28 November, 2018

Financial targets

Targets and benchmarks for the organization

TARGETS: Six Nordic 200 Cap GI (Listed) + risk premium of 2.5 percent

The established targets for the organization are comprised of “SIX Nordic 200 Cap GI”, which is a Nordic index that includes the 200 largest listed companies. A risk premium of 2.5 percent is added to that. It covers the risk associated with the non-liquid asset class, unlisted companies. The target is used to evaluate the organization’s return over longer periods of time. This type of comparison provides an indication of the return that could have been generated for the pension system if capital had instead been invested in that index, rather than being managed in accordance with the mandate stated in the Sixth Swedish National Pension (AP) Fund Act (2000:193).

 

Return analysis supplemented by unlisted benchmark – To make a fair comparison, a long time horizon is required (across multiple business cycles)

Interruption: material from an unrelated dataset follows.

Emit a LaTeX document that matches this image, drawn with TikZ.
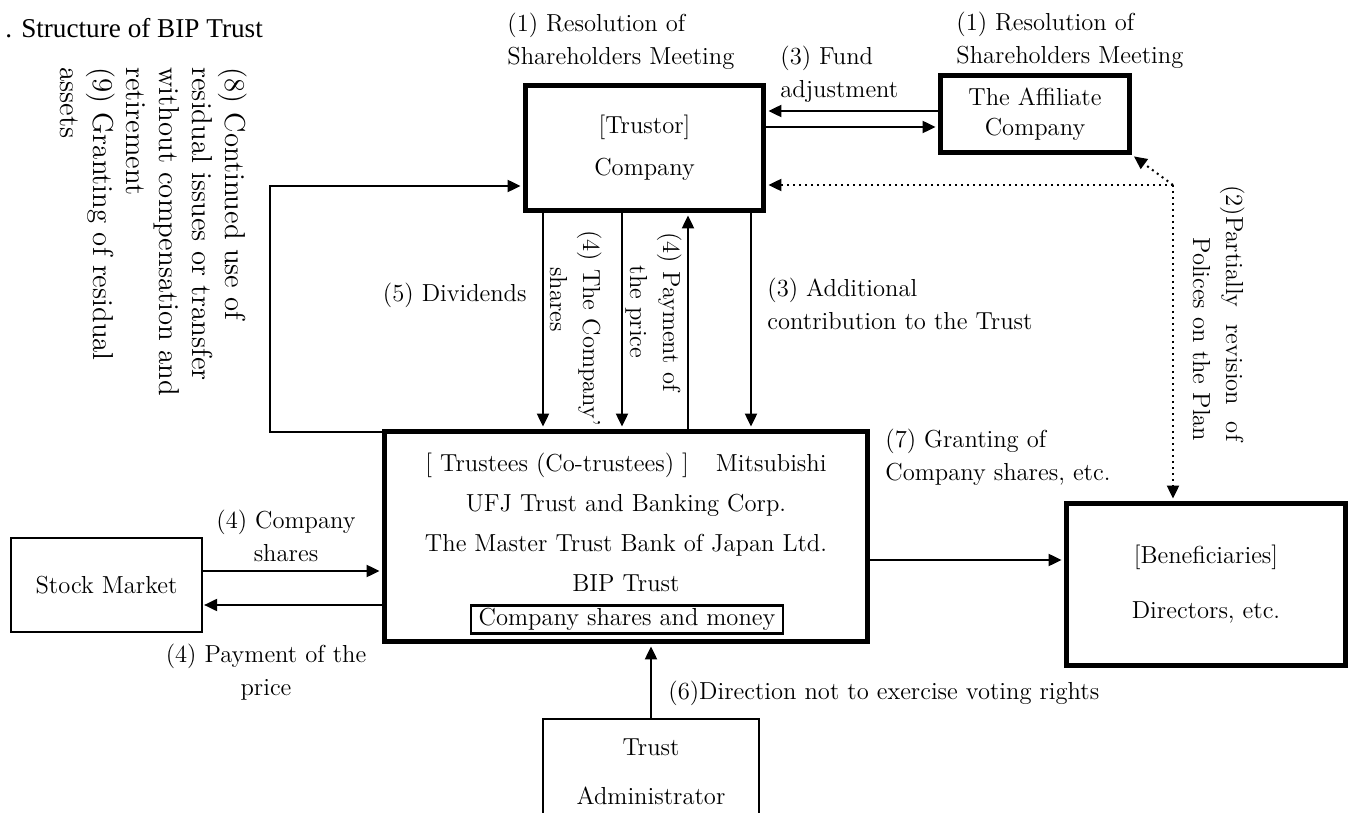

How does the return generated by AP6 compare to that of others in the private equity market? To answer that, the return analysis is supplemented with an unlisted benchmark. This benchmark (Burgiss Europe All) shows what a median fund in the private equity market, with an investment focus on Europe, generated as a return during various periods of time. Unlike the listed market, there are natural reasons for delaying the release of information from the unlisted market. The primary one is associated with the valuation efforts that must be applied to the funds. After that, there is comprehensive registration work that must be done by the supplier of return data. All return figures consist of the correct number of years and periods, yet with an approximate delay of one quarter. As with the listed target, this reference point must be used for comparisons applied to the long term, covering multiple business cycles.

 

Closed fund

Unlike a traditional PE fund, AP6 may neither claim nor distribute capital once the fund has been closed. To manage this difference, there needs to be a liquidity buffer of approximately 10 percent for short-term liquidity fluctuations.

 

Index + liquidity

To make a fair comparison, the benchmark selected by AP6 is based 90 percent on Burgiss Europe All and 10 percent on OMRX T-Bill, which is the target for liquidity management.